What Soul Food Means To Me
Photo by  Ron Dauphin  on  Unsplash

Photo by Ron Dauphin on Unsplash

I've written, deleted, and rewritten this post about six times. I want to get it right. And while I'm not sure this is it, I've committed myself to getting it out, as imperfect as it may be. As I've said earlier there is something about the beginning of things that makes you want to commit to being your best self, and I, above all things, am committed to Brown Sugar and Bourbon. 

Food blogs are a dime a dozen. There is nothing inherently special about watching a blogger cook a meal or reading a recipe from a food writer. The magic, I think, is in the story telling. Food is edible culture, a way of literally consuming diversity. It can break down barriers between different races, languages, sexes and, religions. It is much easier to discuss hard topics over a good meal than not. It is in this spirit I launched Brown Sugar and Bourbon last October. Through this blog I want to have fun cooking and exploring food and food culture.
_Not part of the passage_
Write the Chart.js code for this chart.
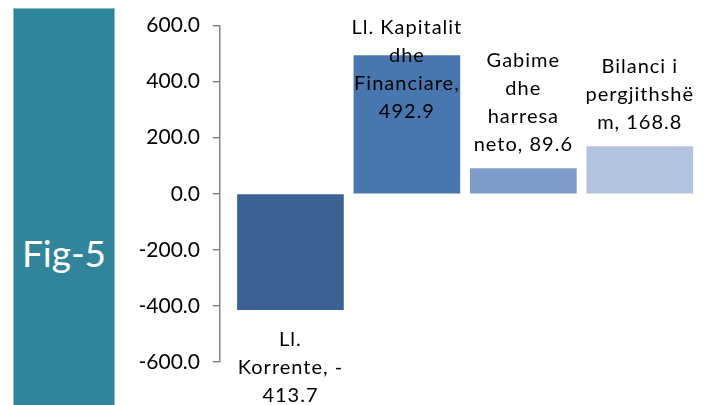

But I also want to use this site to have the hard conversations.

I am particularly interested in the lasting effects of slavery/the slave trade in the United States of America and the food culture (Soul Food) that emerged as its legacy. 


'Soul Food' is a heritage passed down by enslaved Africans to their descendants. It was created out of necessity, making the best of a inhumane structure. The cuisine is intrinsically linked to the story of African-Americans, and thus, the foundation of the United States. So much about exploring Soul Food is about exploring my people and myself. It is hard to really know who you are when you don't know, can't know, where you came from. 

It is the food I cook, the food I was raised on, that binds me to my ancestors; people I will never meet. Slaves who stare back at me from books have always seemed surreal and untouchable to me. Cooking collard greens, pig's feet, or even chitterlings (rather: chitlins) acts as sorcery, allowing me and them to have a conversation between different times and space. 

The closet thing to a cohesive culture we have as black Americans is the food we eat. For so long we've been shamed for it. Soul Food is fattening, it's poor people food, or the leftovers/scraps slave owners didn't want to eat. But isn't there something beautiful about creating an entire cuisine based on ingenuity?

America is constantly on the quest for the next big culinary sensation. We are a melting pot that is constantly searching outside of ourselves for great food. Poke bowls, ramen, Italian, sushi etc., have all had their time in the sun. Soul Food, as uncomfortable as it is for many in this country to accept, is America's great original cuisine. It is the living edible embodiment of the American Dream. 

That's what Brown Sugar and Bourbon ultimately is, or at least what I hope it will ultimately become, an ongoing love letter to my ancestors and a place where I can examine history.